Despite today’s predominantly male led business landscape, organizations must invest greater efforts in reshaping the idea of masculinity to create more space for femininity; causally driving greater inclusion for all sexes. This can happen by marketers encouraging their companies to end ‘butch’ or ‘macho’ economics that treats employees only as inputs. Build an inclusive workplace culture and display it to set strong benchmarks across the world, because how a business treats its employees often plays an integral role in the purchase decisions of consumers. A recent study affirms this sentiment global consumers are 4 to 6 times more likely to trust, buy, champion, and protect those companies or brands that lead with a strong purpose in today’s reality. This larger effort to drive greater inclusion across the workplace and the board will allow for more diversity of decision makers. Doing so will automatically open the door for more women leaders to weigh in and lead a company’s marketing strategy one that will go beyond just a male dominated notion of how a business must treat their employees, speak about their products, or sell to their customers.

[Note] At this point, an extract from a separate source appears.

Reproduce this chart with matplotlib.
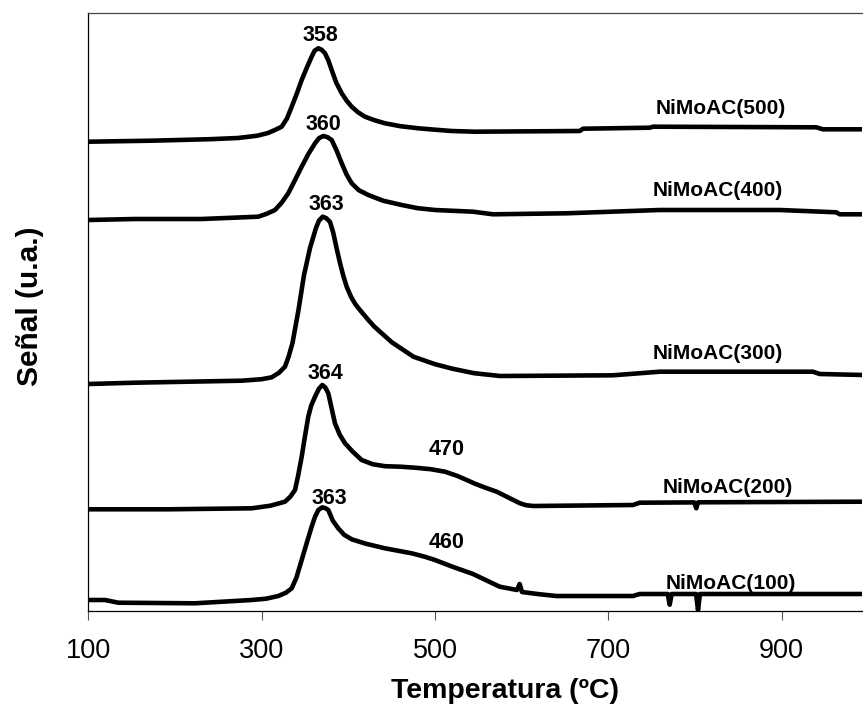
import matplotlib
matplotlib.use("Agg")
import matplotlib.pyplot as plt

# TPR profiles, signal in arbitrary units (curves stacked with an offset)
t_500 = [100, 173, 240, 272.6, 295, 307.2, 316, 323, 329, 334.6, 340, 346.1, 352, 357.6,
         361, 365.3, 369, 373, 377, 380.7, 386, 392.3, 398, 403.8, 411, 419.1, 430, 442.2,
         460, 480.6, 500, 519.2, 546, 667, 670.7, 747.6, 751.4, 939.9, 947.6, 993.8]
s_500 = [469, 470, 471.5, 472.7, 475, 477.7, 481, 484, 492, 504, 516, 530.7, 543, 554,
         560, 562.4, 561, 557.4, 550, 540.7, 528, 517.4, 510, 504, 498.5, 494, 490.5, 487.4,
         484.5, 482.4, 481, 479.7, 479, 479.7, 482, 483, 484, 483.4, 481.4, 481.4]

t_400 = [100, 153.8, 230.7, 296, 306, 315.3, 323, 330.6, 338, 346.1, 354, 361.5, 366, 371,
         376, 380.7, 386, 392.3, 398, 403.8, 412, 423, 440, 461.5, 480, 499.9, 543.8, 566.8,
         651.4, 759.2, 897.6, 962.9, 966.9, 993.8]
s_400 = [390.7, 391.7, 391.7, 394, 397, 400.7, 408, 417.4, 430, 444, 457, 467.4, 472.5, 474.7,
         473.5, 470.7, 461, 447.4, 436, 427.4, 420.5, 415.7, 410, 405.7, 402.5, 400.7, 399, 396.4,
         397.4, 400.7, 400.7, 398.4, 396.4, 396.4]

t_300 = [100, 153.8, 276.9, 300, 311.5, 320, 326.8, 331, 335.5, 342.4, 348.8, 355.7, 362.6,
         366, 370.3, 374.5, 378.8, 382.5, 386.5, 390.5, 394.1, 398, 403, 408, 413.3, 423, 430,
         450, 475, 500, 520, 545, 575, 705.3, 759.2, 936, 943.8, 993.8]
s_300 = [226.7, 228, 230, 231.5, 233.4, 238, 244, 254, 267.7, 300.7, 335.7, 362.7, 382.7,
         390, 394, 392.5, 388.7, 378, 362, 347, 335, 324, 314, 306.5, 300.7, 290.7, 284,
         268.5, 254, 246.5, 242, 237.5, 234.7, 235.4, 239, 239, 236.7, 235.7]

t_200 = [100, 192.2, 288.4, 310, 326.8, 333, 338.4, 342, 346.1, 350, 353.7, 357, 361.5, 366,
         369.9, 373.5, 376.8, 380, 384.5, 390, 396.1, 405, 415.3, 428, 442.2, 460, 476.8, 495,
         511.4, 525, 536.5, 546, 558, 571.1, 585, 598, 605, 613.3, 728.4, 736.1, 799,
         801.4, 803.5, 993.8]
s_200 = [101.4, 101.4, 102.4, 105, 109, 114, 120.7, 135, 154, 175, 194, 205, 214, 222,
         225.7, 223, 217.4, 205, 187.4, 176, 167.4, 159, 150.7, 146.5, 144.5, 144, 143, 141.5,
         139, 135, 130.7, 127, 123, 119, 113, 107.4, 105.5, 104.7, 105.7, 108, 108.3,
         102.4, 108.4, 109]

t_100 = [100, 119.2, 134.5, 223, 288.4, 305, 319.1, 328, 334.6, 340, 346.1, 352, 357.6,
         361.5, 365.3, 369.9, 373.5, 376.8, 382, 388.3, 395, 403.8, 420, 442.2, 460, 473,
         488, 499.9, 520, 543.8, 560, 574.6, 594.5, 597.6, 600.3, 620, 639.9, 728.4,
         736.1, 768.5, 770.7, 773, 801.2, 803.4, 805.6, 993.8]
s_100 = [10.7, 10.7, 8, 7.4, 10.7, 12, 14.7, 18, 22.4, 33, 50.7, 68, 84,
         94, 100.7, 103.4, 102.5, 100.7, 90, 82.4, 76, 71.4, 67, 62.4, 59.5, 57.4,
         54, 50.7, 44, 36.7, 30, 24, 20.7, 26.7, 18.7, 16.5, 14.7, 14.7,
         16.7, 16.7, 6, 16.7, 16.7, 0.5, 16.7, 16.7]

series_names = ["NiMoAC(500)", "NiMoAC(400)", "NiMoAC(300)", "NiMoAC(200)", "NiMoAC(100)"]
peak_labels = ["358", "360", "363", "364", "470", "363", "460"]

FONT = "Liberation Sans"

fig = plt.figure(figsize=(8.63, 7.07), dpi=100)
ax = fig.add_axes([0.10243, 0.13621, 0.8964, 0.84498])

for t, s in [(t_500, s_500), (t_400, s_400), (t_300, s_300), (t_200, s_200), (t_100, s_100)]:
    ax.plot(t, s, color="black", lw=3.3, solid_joinstyle="round", solid_capstyle="round")

# peak temperature labels
peak_pos = [(368.1, 575.2), (371.5, 486.2), (374.1, 406.2), (373.0, 236.9),
            (513.8, 161.2), (377.6, 112.0), (513.8, 68.2)]
for txt, (x, y) in zip(peak_labels, peak_pos):
    ax.text(x, y, txt, ha="center", va="center", fontsize=15.5, fontweight="bold",
            family=FONT)

# sample names
name_pos = [(830.2, 502.4), (825.9, 420.4), (825.9, 256.9), (837.6, 122.7), (841.5, 27.4)]
for txt, (x, y) in zip(series_names, name_pos):
    ax.text(x, y, txt, ha="center", va="center", fontsize=15, fontweight="bold",
            family=FONT)

ax.set_xlim(100, 992.6)
ax.set_ylim(0, 597.4)
ax.set_xticks([100, 300, 500, 700, 900])
ax.set_yticks([])
ax.tick_params(axis="x", direction="out", length=6.5, width=0.8, color="#555555",
               pad=13, labelsize=19.5)
for lab in ax.get_xticklabels():
    lab.set_family(FONT)

for side in ["left", "bottom", "top"]:
    ax.spines[side].set_linewidth(0.9)
ax.spines["top"].set_color("#444444")
ax.spines["right"].set_visible(False)

ax.set_xlabel("Temperatura (ºC)", fontsize=20.5, fontweight="bold", family=FONT)
ax.xaxis.set_label_coords(0.5385, -0.113)
ax.set_ylabel("Señal (u.a.)", fontsize=21.5, fontweight="bold", family=FONT)
ax.yaxis.set_label_coords(-0.0575, 0.51)

fig.savefig("out.png", dpi=100)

A brand can avoid this by ensuring that the product or service organically fits in the journey of female audiences, without painting a picture of unrealistic standards to force revenue inspired behavioral change
Choose your Words with Extra Caution & Care
Representation is a serious business. So, understand that your story won’t sell if you don’t choose the right words. For instance, many marketers today tend to describe successful women as ‘empowering’ or someone who ‘knows how to balance life and work effectively’. While intended to be words of praise, brands would be surprised to know how adversely these words can affect their positioning intent. Here’s why –
Ever heard of people asking successful men how they manage to balance their work with familial responsibilities? Hardly. Then why reserve this question for women? It’s not necessary that women ‘have to’ juggle between their job and household to curate a successful career. Brands need to understand and normalize this sentiment to make their content and communications more inclusive. At the end of all double quoted phrases and statements across this piece, the point remains crystal clear brands must talk to women and all consumers in ways that reflect and connect to their real lives, and without fluffy adjectives that cause more harm than do good. As brand authenticity always stems from deep consumer understanding and never from idealistic assumptions. As marketers, let’s normalize it to a point where our marketing playbooks begin to look more colorful, diverse, and inclusive for ages to come.